- Plotting code records:

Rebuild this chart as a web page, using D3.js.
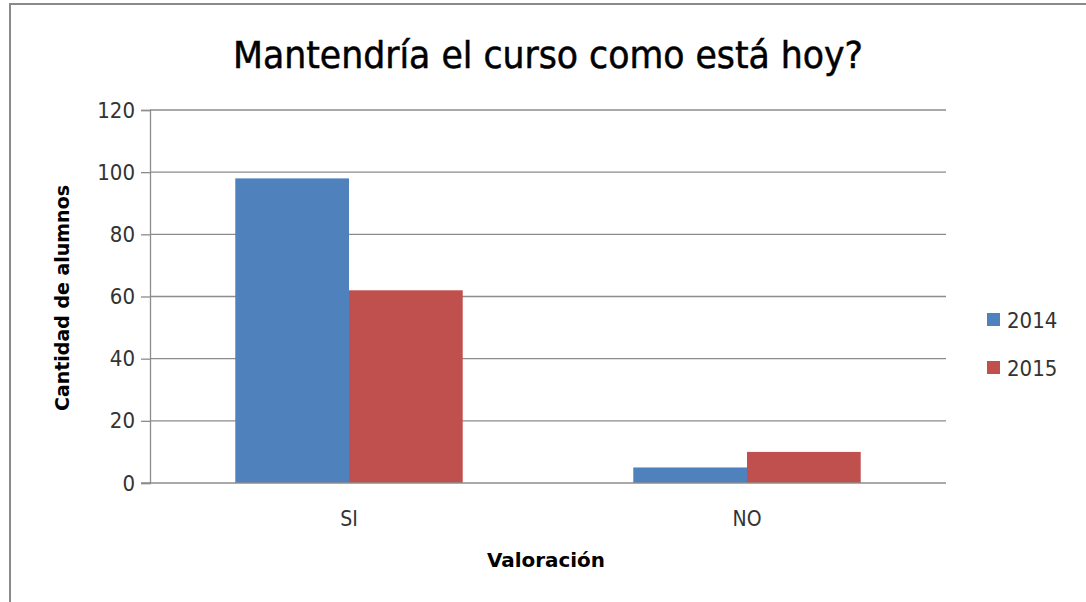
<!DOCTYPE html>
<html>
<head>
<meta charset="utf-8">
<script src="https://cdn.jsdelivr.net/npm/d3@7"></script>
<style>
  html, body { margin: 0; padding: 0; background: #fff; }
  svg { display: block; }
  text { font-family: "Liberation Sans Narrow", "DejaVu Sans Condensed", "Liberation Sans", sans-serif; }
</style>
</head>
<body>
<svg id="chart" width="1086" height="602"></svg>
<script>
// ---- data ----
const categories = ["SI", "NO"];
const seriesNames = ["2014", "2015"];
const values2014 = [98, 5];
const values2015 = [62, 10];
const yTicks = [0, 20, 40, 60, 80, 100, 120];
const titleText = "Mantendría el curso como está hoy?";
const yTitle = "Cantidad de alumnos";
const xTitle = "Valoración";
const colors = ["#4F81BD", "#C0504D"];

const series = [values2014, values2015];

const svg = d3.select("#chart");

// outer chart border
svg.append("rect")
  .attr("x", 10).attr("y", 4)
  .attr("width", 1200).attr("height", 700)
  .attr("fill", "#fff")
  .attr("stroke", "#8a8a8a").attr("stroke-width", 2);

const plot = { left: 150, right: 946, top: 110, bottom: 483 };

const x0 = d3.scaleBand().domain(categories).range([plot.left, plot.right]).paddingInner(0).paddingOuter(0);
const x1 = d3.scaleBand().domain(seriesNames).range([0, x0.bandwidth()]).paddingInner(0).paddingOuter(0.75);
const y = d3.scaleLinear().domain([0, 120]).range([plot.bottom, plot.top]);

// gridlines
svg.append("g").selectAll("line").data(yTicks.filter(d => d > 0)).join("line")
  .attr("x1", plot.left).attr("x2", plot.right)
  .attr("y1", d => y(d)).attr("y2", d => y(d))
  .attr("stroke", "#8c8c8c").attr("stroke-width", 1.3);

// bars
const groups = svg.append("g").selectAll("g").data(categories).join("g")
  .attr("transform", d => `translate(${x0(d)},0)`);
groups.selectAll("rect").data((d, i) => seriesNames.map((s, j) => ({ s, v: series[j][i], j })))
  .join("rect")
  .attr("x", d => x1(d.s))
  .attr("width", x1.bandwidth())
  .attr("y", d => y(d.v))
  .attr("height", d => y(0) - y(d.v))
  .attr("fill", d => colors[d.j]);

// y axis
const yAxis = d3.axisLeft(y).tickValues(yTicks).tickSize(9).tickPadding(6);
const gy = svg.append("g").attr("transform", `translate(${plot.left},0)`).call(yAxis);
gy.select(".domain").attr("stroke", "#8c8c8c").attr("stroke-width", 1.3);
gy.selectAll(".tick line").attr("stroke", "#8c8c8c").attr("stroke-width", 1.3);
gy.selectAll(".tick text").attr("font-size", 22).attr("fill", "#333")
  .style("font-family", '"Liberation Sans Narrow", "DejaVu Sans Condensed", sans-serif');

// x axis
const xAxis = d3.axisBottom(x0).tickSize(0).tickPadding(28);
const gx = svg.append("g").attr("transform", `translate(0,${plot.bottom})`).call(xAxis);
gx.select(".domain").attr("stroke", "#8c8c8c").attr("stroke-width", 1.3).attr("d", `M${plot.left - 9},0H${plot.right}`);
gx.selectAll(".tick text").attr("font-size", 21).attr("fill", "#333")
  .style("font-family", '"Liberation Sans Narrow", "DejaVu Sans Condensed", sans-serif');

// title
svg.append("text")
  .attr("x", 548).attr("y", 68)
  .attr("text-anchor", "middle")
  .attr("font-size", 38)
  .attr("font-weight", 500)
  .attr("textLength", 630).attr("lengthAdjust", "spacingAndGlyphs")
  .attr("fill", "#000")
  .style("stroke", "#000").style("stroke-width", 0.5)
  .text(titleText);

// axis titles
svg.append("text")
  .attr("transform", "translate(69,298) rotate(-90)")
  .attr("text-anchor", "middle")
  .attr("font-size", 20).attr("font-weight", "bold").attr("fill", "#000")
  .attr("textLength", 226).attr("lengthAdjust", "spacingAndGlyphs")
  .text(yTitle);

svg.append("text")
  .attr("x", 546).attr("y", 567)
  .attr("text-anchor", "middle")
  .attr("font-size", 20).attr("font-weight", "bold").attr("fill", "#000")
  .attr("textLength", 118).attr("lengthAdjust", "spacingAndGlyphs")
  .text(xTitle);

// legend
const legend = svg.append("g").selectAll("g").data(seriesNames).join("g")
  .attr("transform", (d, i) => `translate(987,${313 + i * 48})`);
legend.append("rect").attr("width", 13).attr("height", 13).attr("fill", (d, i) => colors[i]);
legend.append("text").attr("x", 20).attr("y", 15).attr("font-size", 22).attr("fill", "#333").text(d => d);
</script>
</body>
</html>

* * *

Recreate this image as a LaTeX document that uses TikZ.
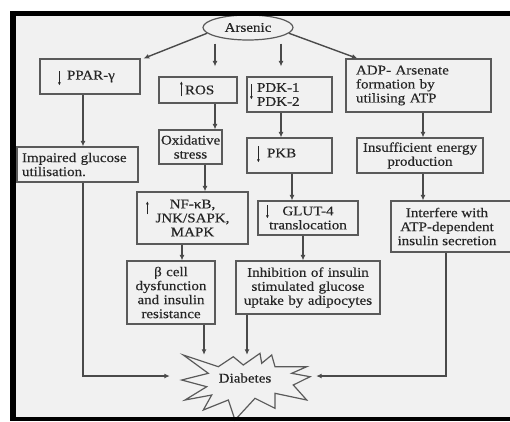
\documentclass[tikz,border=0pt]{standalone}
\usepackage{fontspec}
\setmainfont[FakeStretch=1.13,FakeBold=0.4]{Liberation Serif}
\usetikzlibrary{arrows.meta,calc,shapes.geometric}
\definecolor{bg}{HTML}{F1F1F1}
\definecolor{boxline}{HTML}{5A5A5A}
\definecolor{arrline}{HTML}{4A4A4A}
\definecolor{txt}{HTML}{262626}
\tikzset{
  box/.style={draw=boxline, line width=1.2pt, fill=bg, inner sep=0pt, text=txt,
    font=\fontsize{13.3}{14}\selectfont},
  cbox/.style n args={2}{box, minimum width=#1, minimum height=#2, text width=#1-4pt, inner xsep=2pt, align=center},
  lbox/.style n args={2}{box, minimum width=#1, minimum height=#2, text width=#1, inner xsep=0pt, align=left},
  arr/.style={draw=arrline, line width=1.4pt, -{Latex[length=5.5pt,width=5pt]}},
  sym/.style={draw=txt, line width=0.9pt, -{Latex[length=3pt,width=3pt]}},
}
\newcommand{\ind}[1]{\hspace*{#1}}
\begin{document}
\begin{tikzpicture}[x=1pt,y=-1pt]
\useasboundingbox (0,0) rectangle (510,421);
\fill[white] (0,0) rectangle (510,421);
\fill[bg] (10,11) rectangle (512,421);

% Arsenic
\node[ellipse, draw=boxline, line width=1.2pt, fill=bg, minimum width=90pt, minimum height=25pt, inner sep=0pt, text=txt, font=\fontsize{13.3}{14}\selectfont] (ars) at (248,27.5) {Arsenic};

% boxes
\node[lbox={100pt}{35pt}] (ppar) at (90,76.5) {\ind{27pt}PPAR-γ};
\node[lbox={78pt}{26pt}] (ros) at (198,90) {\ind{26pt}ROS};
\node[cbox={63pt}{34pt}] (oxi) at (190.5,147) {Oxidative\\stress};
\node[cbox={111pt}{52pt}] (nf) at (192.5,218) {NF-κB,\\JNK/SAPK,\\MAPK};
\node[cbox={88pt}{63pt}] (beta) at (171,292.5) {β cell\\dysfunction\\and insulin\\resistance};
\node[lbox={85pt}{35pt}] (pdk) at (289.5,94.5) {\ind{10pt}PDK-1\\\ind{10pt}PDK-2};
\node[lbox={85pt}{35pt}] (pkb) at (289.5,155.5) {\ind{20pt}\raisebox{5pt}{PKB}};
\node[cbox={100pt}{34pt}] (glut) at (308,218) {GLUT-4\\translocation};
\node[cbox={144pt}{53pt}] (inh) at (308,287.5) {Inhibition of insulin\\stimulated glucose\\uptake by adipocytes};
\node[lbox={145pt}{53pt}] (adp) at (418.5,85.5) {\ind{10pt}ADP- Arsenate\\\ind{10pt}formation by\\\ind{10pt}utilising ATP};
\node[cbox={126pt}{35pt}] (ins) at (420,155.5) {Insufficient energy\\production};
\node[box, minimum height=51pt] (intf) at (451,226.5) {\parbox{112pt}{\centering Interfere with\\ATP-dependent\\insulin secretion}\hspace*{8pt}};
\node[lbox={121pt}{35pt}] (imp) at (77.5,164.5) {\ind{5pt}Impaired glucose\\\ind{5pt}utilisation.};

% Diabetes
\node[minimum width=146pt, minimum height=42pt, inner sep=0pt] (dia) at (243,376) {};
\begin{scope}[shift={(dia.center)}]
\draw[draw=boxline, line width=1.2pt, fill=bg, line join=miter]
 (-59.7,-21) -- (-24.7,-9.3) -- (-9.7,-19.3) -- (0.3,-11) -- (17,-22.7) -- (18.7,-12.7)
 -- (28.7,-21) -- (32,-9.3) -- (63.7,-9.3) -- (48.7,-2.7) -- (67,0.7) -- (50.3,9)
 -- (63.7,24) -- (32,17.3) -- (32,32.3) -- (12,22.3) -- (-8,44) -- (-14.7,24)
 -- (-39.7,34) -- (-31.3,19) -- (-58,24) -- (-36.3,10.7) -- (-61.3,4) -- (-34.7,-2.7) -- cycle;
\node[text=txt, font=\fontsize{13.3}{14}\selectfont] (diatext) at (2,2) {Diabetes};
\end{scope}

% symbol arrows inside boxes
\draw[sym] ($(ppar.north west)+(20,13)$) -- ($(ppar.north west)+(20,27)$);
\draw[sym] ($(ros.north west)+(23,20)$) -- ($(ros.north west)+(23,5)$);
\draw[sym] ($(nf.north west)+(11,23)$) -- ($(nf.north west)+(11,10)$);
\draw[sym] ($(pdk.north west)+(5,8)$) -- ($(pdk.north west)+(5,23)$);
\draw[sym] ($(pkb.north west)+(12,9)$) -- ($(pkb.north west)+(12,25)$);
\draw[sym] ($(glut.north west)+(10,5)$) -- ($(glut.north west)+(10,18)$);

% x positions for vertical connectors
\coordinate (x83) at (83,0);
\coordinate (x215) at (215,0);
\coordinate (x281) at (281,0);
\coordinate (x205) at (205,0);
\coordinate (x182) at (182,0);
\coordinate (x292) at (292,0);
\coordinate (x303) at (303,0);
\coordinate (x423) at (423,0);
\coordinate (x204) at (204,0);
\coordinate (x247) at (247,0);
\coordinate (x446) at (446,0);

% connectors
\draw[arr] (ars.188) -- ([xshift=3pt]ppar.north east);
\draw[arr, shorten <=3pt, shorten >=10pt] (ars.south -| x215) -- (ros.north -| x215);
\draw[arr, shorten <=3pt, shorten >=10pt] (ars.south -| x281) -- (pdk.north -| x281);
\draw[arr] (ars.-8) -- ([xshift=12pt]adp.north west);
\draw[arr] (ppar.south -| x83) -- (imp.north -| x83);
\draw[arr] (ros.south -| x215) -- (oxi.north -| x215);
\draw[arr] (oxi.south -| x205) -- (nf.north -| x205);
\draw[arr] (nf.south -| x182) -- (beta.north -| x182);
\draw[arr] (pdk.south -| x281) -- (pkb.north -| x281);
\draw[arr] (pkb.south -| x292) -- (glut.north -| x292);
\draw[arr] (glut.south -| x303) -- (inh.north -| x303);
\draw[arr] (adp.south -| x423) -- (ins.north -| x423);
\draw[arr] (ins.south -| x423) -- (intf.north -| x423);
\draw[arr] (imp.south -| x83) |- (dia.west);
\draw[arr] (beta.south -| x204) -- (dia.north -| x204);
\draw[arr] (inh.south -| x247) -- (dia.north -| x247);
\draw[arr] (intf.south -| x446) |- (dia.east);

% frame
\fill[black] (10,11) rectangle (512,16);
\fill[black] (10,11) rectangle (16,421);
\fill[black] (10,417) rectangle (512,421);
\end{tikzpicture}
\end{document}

- Problem description: Filter the entries above down to the lines containing the word "chart".

- The reply:
Rebuild this chart as a web page, using D3.js.
<svg id="chart" width="1086" height="602"></svg>
const svg = d3.select("#chart");
// outer chart border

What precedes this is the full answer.